By April 22, 2020Commentary

A bit of a scary paper.  Flu viruses mutate a lot.  Coronaviruses are generally more stable, but do mutate regularly.  A Chinese team examined genetic differences in the viruses that affected a group of patients.  Unfortunately they found that there were meaningful variations in some of the genes that impact infectiousness.  So, mutation to more deadly strains is not out of the realm of possibility.  (Medrxiv Paper)

The next paper uses information on health condition characteristics that make patients more vulnerable to coronavirus infection and illness to make updated estimates of coronavirus threat.  (Medrxiv Paper)    The researchers examined a number of countries, looking at age bands and known prevalence of certain conditions that are linked to greater risk of serious coronavirus.  They estimated that about 22% of the global population is at some greater risk if they become infected because they have one of the conditions, around 6% have 2 or more of the conditions.  Countries with older populations have larger percents at risk.  For most of these people, the risk is only slightly elevated, but this kind of research can help shape policies about what sub-populations need special protection.
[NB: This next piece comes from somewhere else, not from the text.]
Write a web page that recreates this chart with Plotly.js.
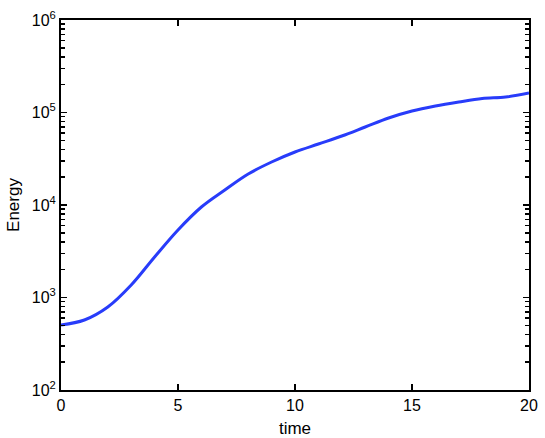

The next paper talks about a different way to estimate risk of death.  (Medrxiv Paper)   The researchers used data from the province of Ontario to estimate individual risks of dying from coronavirus.  They used age and sex as variables to model risk once you had a confirmed diagnosis.  From January 1 to April 15, Ontario had about 8500 confirmed cases; of which 385 people had died, 3902 recovered and the remainder were still in the disease process.  Due to missing data only about 8400 cases were used in the analysis.  Instead of calculating mortality as a percent of confirmed cases, the researchers calculated the mortality risk to individuals.  The case fatality rate as traditionally calculated was 4.5%.  The researchers calculated it as 3.1%.   The biggest difference was in the 70 to 79 age group and the 80-89 group.  The risk of death rose steadily with age. People under 40 had no risk of death.  Males had a higher risk than females in every age cohort.